The Bible Must be Believed

So then, if what is written in the Bible is the standard of truth, what it says must be important. In fact, not only is it important, it is most important, above any other standard. We must believe that the Bible stands above every other human writing, scientific discovery, or mystical experience. Regardless of what we read, see, think, or feel, the Bible dictates our beliefs.

Though it is possible for our understanding of Scripture to be untrue, it is impossible for the Bible to be untrue. If our conclusions are incorrect, the Bible is not at fault, we are. When it is rightly understood, Scripture is always true. Thus it must direct everything we believe.

Again, this is anchored in an understanding of God’s character. If God is true, His Word is true. So we learn about what is true by studying the Bible. If we want to know God, we must study Scripture. We cannot have good theology, keep a pure gospel, or live God-honoring lives without submitting ourselves to the true Word. The Bible shows us things as they actually are, because God sees things as they are. To truly know God, we must understand His Word. If we compromise this doctrine, we not only deny the truthfulness of the Bible, but we deny the truthfulness of God Himself.

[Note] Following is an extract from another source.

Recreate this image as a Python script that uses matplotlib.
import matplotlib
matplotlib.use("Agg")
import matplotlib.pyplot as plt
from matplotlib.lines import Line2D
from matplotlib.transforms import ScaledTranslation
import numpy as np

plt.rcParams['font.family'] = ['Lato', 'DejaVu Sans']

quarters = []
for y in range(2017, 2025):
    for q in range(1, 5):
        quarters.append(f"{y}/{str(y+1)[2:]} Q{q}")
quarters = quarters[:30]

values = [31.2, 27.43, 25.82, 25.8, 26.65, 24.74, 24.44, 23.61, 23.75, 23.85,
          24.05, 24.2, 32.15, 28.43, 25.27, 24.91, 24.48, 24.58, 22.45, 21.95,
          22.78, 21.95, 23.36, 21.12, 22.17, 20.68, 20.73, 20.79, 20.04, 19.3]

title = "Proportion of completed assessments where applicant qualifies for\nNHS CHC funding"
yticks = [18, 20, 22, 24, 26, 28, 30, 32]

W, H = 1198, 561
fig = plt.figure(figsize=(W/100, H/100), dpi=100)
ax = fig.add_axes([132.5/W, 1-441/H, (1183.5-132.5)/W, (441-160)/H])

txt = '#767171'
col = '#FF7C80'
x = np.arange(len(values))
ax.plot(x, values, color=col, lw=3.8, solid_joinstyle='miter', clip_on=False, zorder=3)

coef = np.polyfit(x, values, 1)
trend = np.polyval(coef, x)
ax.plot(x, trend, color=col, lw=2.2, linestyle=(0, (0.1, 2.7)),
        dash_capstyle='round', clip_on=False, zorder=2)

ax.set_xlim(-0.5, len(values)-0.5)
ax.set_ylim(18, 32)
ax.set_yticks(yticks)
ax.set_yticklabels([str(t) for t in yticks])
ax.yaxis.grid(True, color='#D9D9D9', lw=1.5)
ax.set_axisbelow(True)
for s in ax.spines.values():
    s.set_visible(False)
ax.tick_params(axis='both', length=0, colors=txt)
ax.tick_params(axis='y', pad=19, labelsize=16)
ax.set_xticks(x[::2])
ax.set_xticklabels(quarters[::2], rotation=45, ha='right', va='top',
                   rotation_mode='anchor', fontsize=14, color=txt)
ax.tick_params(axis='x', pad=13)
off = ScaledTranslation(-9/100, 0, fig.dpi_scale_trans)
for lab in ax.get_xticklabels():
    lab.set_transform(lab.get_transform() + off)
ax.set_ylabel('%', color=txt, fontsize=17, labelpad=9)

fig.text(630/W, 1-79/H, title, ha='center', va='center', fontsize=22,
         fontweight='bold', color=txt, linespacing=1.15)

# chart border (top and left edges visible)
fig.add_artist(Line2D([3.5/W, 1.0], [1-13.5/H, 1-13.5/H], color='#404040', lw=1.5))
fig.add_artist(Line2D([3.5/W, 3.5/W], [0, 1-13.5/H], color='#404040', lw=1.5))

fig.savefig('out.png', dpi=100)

Truthfulness and Authority

The truthfulness of Scripture undergirds our understanding of the authority of Scripture. If the Bible stands above every other truth claim, it follows that it also stands above every claim to authority. Its place as the ultimate source of truth also positions it in absolute authority. The truthfulness of Scripture means it determines what we believe and why. And, as it has the right to dictate what we believe, it also has the authority to dictate how we live.


  1. “True,” Merriam-Webster, accessed December 2, 2019, https://www.merriam-webster.com/dictionary/true.
  2. Wayne A. Grudem, Systematic Theology (Grand Rapids, MI: Zondervan, 2008), 83.